“Racialized” students attending business schools at Ontario, Canada universities claim they’ve experienced “outright racism” from their peers and are upset at the apparent “lack of equity and diversity training among faculty.”
For example, Queen’s University undergrad Kelly Weiling Zou established the Instagram page “Stolenbysmith” which now has some 300 anecdotes “about barriers to career opportunities, social ostracization […] and encounters with discrimination from faculty.”
But the … “best” example the Press saw fit to utilize is a bit dubious: Sophomore Meena Waseem said that a student leader, while singing along to a song playing in the background, uttered the N-word (that was included in the lyrics).
“Witnessing this was disappointing and it made me feel unsafe,” Waseem said. “This was the first of many experiences which made it clear that racism is normalized here.”
Similarly, over at York University, the “best” account its related Instagram page (called “Silencedatschulich”) could offer comes from junior Humera Dasu: A professor once “implied to a class of 50 students that she thinks [Islam] is oppressive to women.”
“I was deeply offended and hurt…. Islamophobia has been normalized to the point that such a comment can be made in a classroom environment,” Dasu said.
Officials from both schools responded as you’d expect:
Brenda Brouwer, interim dean at the [Queen’s] Smith School of Business, said the university is working on addressing concerns raised by its students.
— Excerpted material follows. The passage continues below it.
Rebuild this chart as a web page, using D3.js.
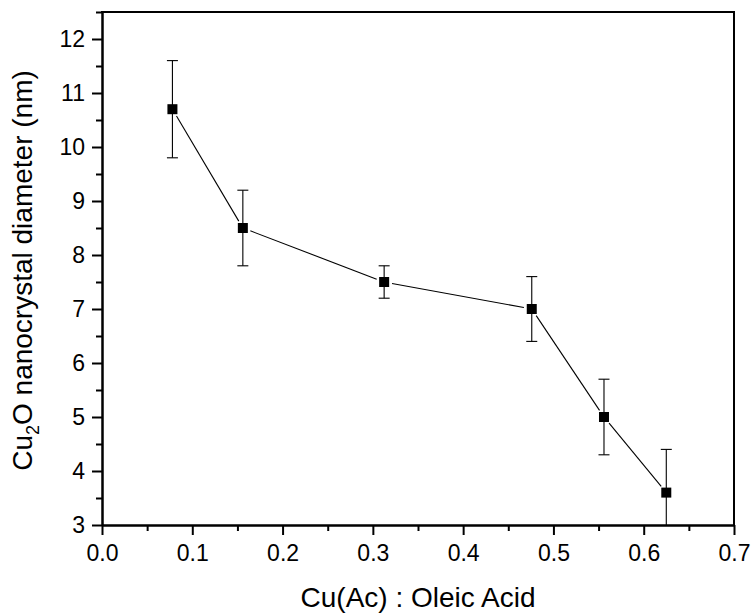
<!DOCTYPE html>
<html>
<head>
<meta charset="utf-8">
<script src="https://cdn.jsdelivr.net/npm/d3@7"></script>
<style>
  html, body { margin: 0; padding: 0; background: #fff; }
  svg { display: block; }
  text { font-family: "Liberation Sans", Arial, Helvetica, sans-serif; fill: #000; }
</style>
</head>
<body>
<svg id="chart" width="754" height="616"></svg>
<script>
// Data
const ratios = [0.078, 0.156, 0.3125, 0.476, 0.556, 0.625];
const diameters = [10.7, 8.5, 7.5, 7.0, 5.0, 3.6];
const errors = [0.9, 0.7, 0.3, 0.6, 0.7, 0.8];
const xTickValues = [0, 0.1, 0.2, 0.3, 0.4, 0.5, 0.6, 0.7];
const xMinorTicks = [0.05, 0.15, 0.25, 0.35, 0.45, 0.55, 0.65];
const yTickValues = [3, 4, 5, 6, 7, 8, 9, 10, 11, 12];
const yMinorTicks = [3.5, 4.5, 5.5, 6.5, 7.5, 8.5, 9.5, 10.5, 11.5, 12.5];

const pLeft = 102, pRight = 734, pTop = 12, pBottom = 525;
const svg = d3.select("#chart");

const x = d3.scaleLinear().domain([0, 0.7]).range([pLeft, pRight]);
const y = d3.scaleLinear().domain([3, 12.5]).range([pBottom, pTop]);

// clip
svg.append("clipPath").attr("id", "clip")
  .append("rect").attr("x", pLeft).attr("y", pTop).attr("width", pRight - pLeft).attr("height", pBottom - pTop);

const plot = svg.append("g").attr("clip-path", "url(#clip)");

// connecting line segments with gaps at symbols
const gap = 8;
const pts = ratios.map((r, i) => [x(r), y(diameters[i])]);
for (let i = 0; i < pts.length - 1; i++) {
  const [x1, y1] = pts[i], [x2, y2] = pts[i + 1];
  const dx = x2 - x1, dy = y2 - y1, len = Math.hypot(dx, dy);
  const ux = dx / len, uy = dy / len;
  plot.append("line")
    .attr("x1", x1 + ux * gap).attr("y1", y1 + uy * gap)
    .attr("x2", x2 - ux * gap).attr("y2", y2 - uy * gap)
    .attr("stroke", "#000").attr("stroke-width", 1.1);
}

// error bars
const cap = 5.5;
ratios.forEach((r, i) => {
  const cx = x(r), yt = y(diameters[i] + errors[i]), yb = y(diameters[i] - errors[i]);
  const g = plot.append("g").attr("stroke", "#000").attr("stroke-width", 1.1);
  g.append("line").attr("x1", cx).attr("x2", cx).attr("y1", yt).attr("y2", yb);
  g.append("line").attr("x1", cx - cap).attr("x2", cx + cap).attr("y1", yt).attr("y2", yt);
  g.append("line").attr("x1", cx - cap).attr("x2", cx + cap).attr("y1", yb).attr("y2", yb);
});

// markers
const ms = 10;
plot.selectAll("rect.pt").data(ratios).enter().append("rect")
  .attr("class", "pt")
  .attr("x", d => x(d) - ms / 2)
  .attr("y", (d, i) => y(diameters[i]) - ms / 2)
  .attr("width", ms).attr("height", ms)
  .attr("fill", "#000");

// axes
const fmtX = d3.format(".1f");
const xAxis = svg.append("g").attr("transform", `translate(0,${pBottom})`)
  .call(d3.axisBottom(x).tickValues(xTickValues).tickFormat(fmtX).tickSize(10).tickSizeOuter(0).tickPadding(10));
const xMinor = svg.append("g").attr("transform", `translate(0,${pBottom})`)
  .call(d3.axisBottom(x).tickValues(xMinorTicks).tickFormat("").tickSize(6).tickSizeOuter(0));
const yAxis = svg.append("g").attr("transform", `translate(${pLeft},0)`)
  .call(d3.axisLeft(y).tickValues(yTickValues).tickFormat(d3.format("d")).tickSize(10).tickSizeOuter(0).tickPadding(7));
const yMinor = svg.append("g").attr("transform", `translate(${pLeft},0)`)
  .call(d3.axisLeft(y).tickValues(yMinorTicks).tickFormat("").tickSize(6).tickSizeOuter(0));

[xAxis, xMinor, yAxis, yMinor].forEach(a => {
  a.selectAll("path.domain").attr("stroke", "#000").attr("stroke-width", 2);
  a.selectAll(".tick line").attr("stroke", "#000").attr("stroke-width", 2);
  a.selectAll(".tick text").attr("font-size", 23).attr("font-family", "'Liberation Sans', Arial, sans-serif").attr("fill", "#000");
});

// frame (top and right)
svg.append("line").attr("x1", pLeft - 1).attr("x2", pRight + 1).attr("y1", pTop).attr("y2", pTop)
  .attr("stroke", "#000").attr("stroke-width", 2);
svg.append("line").attr("x1", pRight).attr("x2", pRight).attr("y1", pTop).attr("y2", pBottom)
  .attr("stroke", "#000").attr("stroke-width", 2);

// axis titles
svg.append("text")
  .attr("x", (pLeft + pRight) / 2).attr("y", 607)
  .attr("text-anchor", "middle").attr("font-size", 28)
  .text("Cu(Ac) : Oleic Acid");

const ytitle = svg.append("text")
  .attr("transform", `translate(32,${(pTop + pBottom) / 2 + 2}) rotate(-90)`)
  .attr("text-anchor", "middle").attr("font-size", 28);
ytitle.append("tspan").text("Cu");
ytitle.append("tspan").attr("font-size", 18).attr("dy", 7).text("2");
ytitle.append("tspan").attr("dy", -7).text("O nanocrystal diameter (nm)");
</script>
</body>
</html>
She called the incident detailed by Waseem “completely unacceptable and deeply troubling” and said it would be a clear violation of the school’s code of conduct.
“Improving diversity and increasing inclusion is an urgent priority,” Brouwer said. “While progress has been made, we know there is more work to be done, and we will continue to actively foster a culture of inclusion, dignity and respect.” …
Detlev Zwick, interim dean at [York’s] Schulich School of Business, said the school is aware of concerns brought forward recently by students and graduates.
“The Schulich School of Business does not tolerate or excuse discrimination and racism of any kind. As one of the most diverse business schools in North America, Schulich has a long tradition of actively encouraging and supporting inclusivity and diversity,” he said.
“Obviously, more needs to be done and we have already begun taking action in various ways to ensure greater awareness surrounding issues of racism, especially anti-Black racism, as well as sexism and discrimination.”
But as at least one institution noted recently, if specific individuals are named or “outed,” the legal consequences of slander and/or libel need to be carefully considered.